The gLove orphanage pairs-up mismatched gloves and mittens

so they can be reused by the Portland bike community.

Thursday, January 5, 2012

The Glove Tree, an inspiration for the gLove orphanage


The following was taken from a blog from one of the gLove orphanage's volunteer gnomes. It describes an effort that appeared in Portland on NE Alberta Street in January 2010. It helped inspire the gLove orphanage.

Throughout the winter I've noticed many orphan mittens and gloves along the bike lanes and streets of Portland. Maybe this is because I lost my own long-used and much-loved polyester "Miller Beer" fingerless gloves? (I don't remember where they came from. They were probably found on the street as well. Still, I'd had them forever and they'd served me well for spring and fall biking.) In a vain hope of finding mine, all the other dirty, soggy flattened ones caught my eye. Wouldn't it be nice if these gloves could be reunited with their owners?

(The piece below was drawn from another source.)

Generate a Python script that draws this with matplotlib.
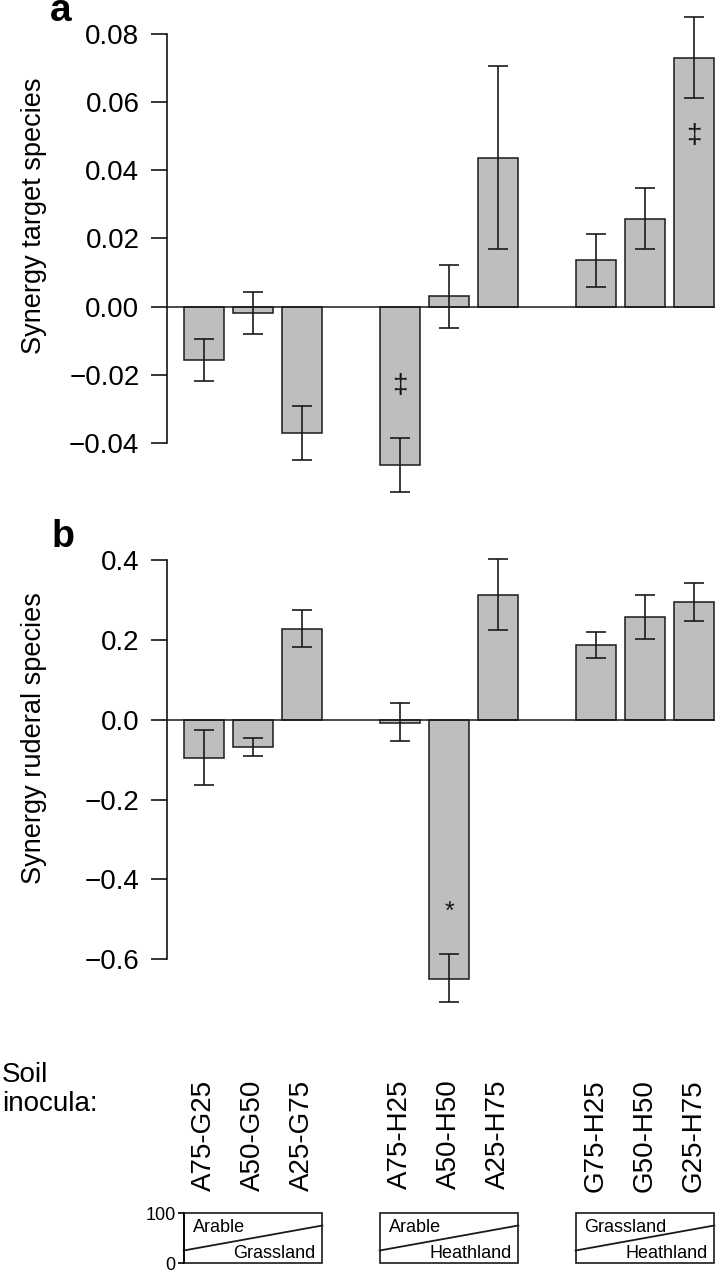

The other day I noticed that some community-minded stranger(s) implemented an idea I've long considered. There is now a "Glove Tree" on a corner of Northeast Alberta Street and 20th.

The sign says it all:
Glove Tree, NE 20th and Alberta

This weekend while cleaning up the street in front on our house, I found a solitary red glove. Since the glove tree was nearby, why not make use of it? I grabbed a few extra clothes-line pins (to donate to the cause) and took a neighborhood stroll to hang up the glove. Oddly enough, on the way home I found the matching half about a block away! Sadly this other hand was pretty threadbare, having spent the last month or so in the gutter of Alberta Street getting ground up by car tires and muck. It's heartening to know some lonely owner may be reunited--and now with the complete pair. At the very least someone else can make use of a pair of gloves.


If you're biking in NE Portland and see a stray glove, you now know where the lost and found is.

The Glove Tree didn't last very long. Probably the managers of the apartment building it was adjacent to took it down after a few weeks. We don't think there is much hope of consistently reuniting lost gloves with their original owners. Instead these and other gloves should be paired up and introduced to new owners. Still, the spirit of the Glove Tree lives on in the gLove orphanage.